Many of us come away from our compulsory math education with the impression that math and creativity have nothing to do with each other, that math is the epitome of convergent thinking: there is just one right answer, and just one way to find it. At best, this is only half true.
Mathematical statements are precise, and have binary true/false values (if they are well-defined), but those of us who enjoy math see it as a creative exploration of logical relationships. The answers in math may be convergent, but the ways of arriving at them are infinitely divergent.

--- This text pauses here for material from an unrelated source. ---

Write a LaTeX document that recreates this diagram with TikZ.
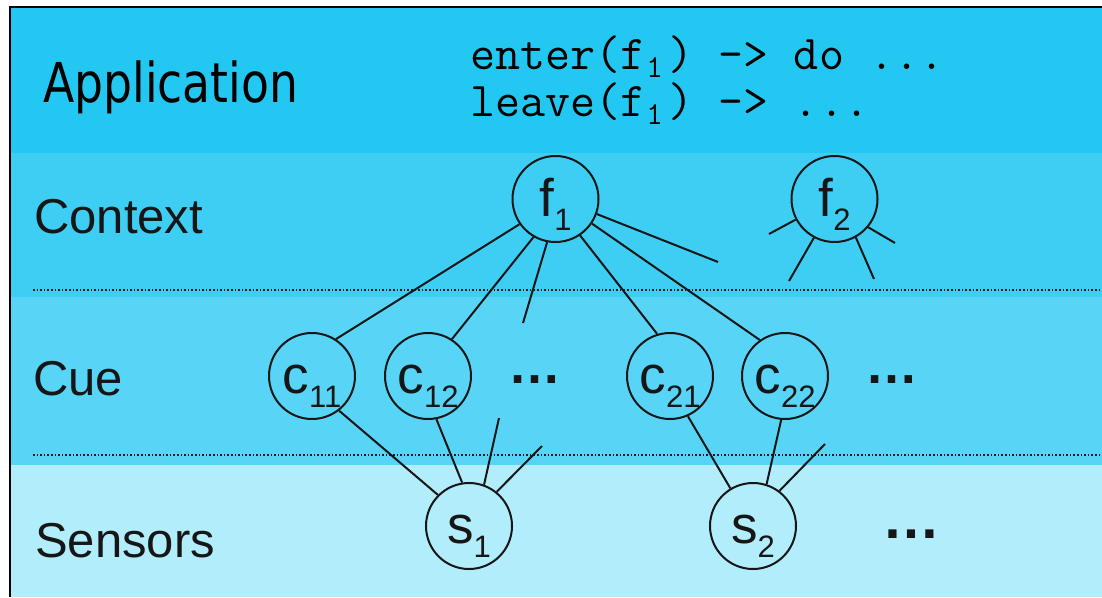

For example, consider the question “what is 5 + 5?” Ostensibly, it has just one answer, 10. But how many ways are there to arrive at this answer? Some people might do it by counting. Others might do it by multiplying 5 times 2. Others might do it by looking at their hands. Many probably know it by rote memorization. In terms of the inner cognitive process of computation, there is literally no limit to the variations of thought involved even with such a simple calculation.
Now consider something a bit more sophisticated (yet still relatively simple), like a proof of the Pythagorean theorem. It has been known at least since the Babylonians, definitively proved at least since Euclid, yet over the centuries hundreds of proofs of the Pythagorean theorem have been recorded, including an original one by president James Garfield. The question “how many ways are there to prove the Pythagorean theorem” is a classic example of divergent thinking in action.
If the idea of math as a creative endeavor seems surprising to you, don’t worry, it’s not your fault. It’s simply a result of outdated teaching methods. When I teach math, I do it in a way that engages both sides of your brain, so that it is actually engaging, interesting, satisfying, and yes, creative.